--- START ---

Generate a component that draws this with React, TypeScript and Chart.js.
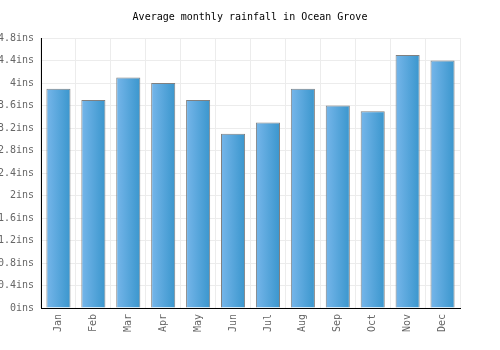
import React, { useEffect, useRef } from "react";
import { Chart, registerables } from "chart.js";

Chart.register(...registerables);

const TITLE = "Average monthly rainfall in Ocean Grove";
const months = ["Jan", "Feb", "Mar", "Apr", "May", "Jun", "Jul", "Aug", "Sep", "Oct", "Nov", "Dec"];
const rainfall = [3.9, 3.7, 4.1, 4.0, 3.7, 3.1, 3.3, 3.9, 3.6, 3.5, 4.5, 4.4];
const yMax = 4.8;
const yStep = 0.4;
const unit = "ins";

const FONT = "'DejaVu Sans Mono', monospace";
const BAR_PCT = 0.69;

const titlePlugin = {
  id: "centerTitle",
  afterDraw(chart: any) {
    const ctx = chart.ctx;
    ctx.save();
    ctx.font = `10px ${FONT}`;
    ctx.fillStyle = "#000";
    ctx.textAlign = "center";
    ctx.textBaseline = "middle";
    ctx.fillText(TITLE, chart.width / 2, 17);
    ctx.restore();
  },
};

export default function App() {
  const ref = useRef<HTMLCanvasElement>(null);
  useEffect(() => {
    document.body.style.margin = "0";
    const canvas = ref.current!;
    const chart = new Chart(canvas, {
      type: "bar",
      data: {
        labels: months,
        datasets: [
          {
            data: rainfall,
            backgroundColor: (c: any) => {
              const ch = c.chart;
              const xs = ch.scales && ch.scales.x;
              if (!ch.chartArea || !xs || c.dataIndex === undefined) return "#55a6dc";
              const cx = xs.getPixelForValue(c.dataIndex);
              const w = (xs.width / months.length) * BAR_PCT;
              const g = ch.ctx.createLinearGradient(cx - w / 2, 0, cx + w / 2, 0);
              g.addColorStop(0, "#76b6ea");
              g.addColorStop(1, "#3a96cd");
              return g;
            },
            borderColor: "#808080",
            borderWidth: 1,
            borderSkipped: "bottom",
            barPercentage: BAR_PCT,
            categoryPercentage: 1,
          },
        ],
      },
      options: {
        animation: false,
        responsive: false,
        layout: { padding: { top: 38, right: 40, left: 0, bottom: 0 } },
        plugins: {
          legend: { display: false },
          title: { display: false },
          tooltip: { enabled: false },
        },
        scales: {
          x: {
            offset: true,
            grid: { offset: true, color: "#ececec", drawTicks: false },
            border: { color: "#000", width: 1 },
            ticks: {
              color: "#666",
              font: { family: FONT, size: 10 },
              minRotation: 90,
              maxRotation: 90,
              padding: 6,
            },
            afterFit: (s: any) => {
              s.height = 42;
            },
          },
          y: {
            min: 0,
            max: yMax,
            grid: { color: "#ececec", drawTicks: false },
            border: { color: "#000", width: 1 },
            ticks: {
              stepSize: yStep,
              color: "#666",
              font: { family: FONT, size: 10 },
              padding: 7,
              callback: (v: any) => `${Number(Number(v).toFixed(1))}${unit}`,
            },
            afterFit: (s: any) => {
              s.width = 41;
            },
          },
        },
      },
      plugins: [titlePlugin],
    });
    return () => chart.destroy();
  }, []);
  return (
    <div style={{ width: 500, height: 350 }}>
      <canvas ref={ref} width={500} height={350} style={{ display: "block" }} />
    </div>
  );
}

--- END ---

> _Problem description_
Repeat the lines exactly as they stand, from the opening line of the data through the line with "const BAR_PCT = 0.69;". Pictures stay out of the copy.

> _Answer below_
Generate a component that draws this with React, TypeScript and Chart.js.
import React, { useEffect, useRef } from "react";
import { Chart, registerables } from "chart.js";

Chart.register(...registerables);

const TITLE = "Average monthly rainfall in Ocean Grove";
const months = ["Jan", "Feb", "Mar", "Apr", "May", "Jun", "Jul", "Aug", "Sep", "Oct", "Nov", "Dec"];
const rainfall = [3.9, 3.7, 4.1, 4.0, 3.7, 3.1, 3.3, 3.9, 3.6, 3.5, 4.5, 4.4];
const yMax = 4.8;
const yStep = 0.4;
const unit = "ins";

const FONT = "'DejaVu Sans Mono', monospace";
const BAR_PCT = 0.69;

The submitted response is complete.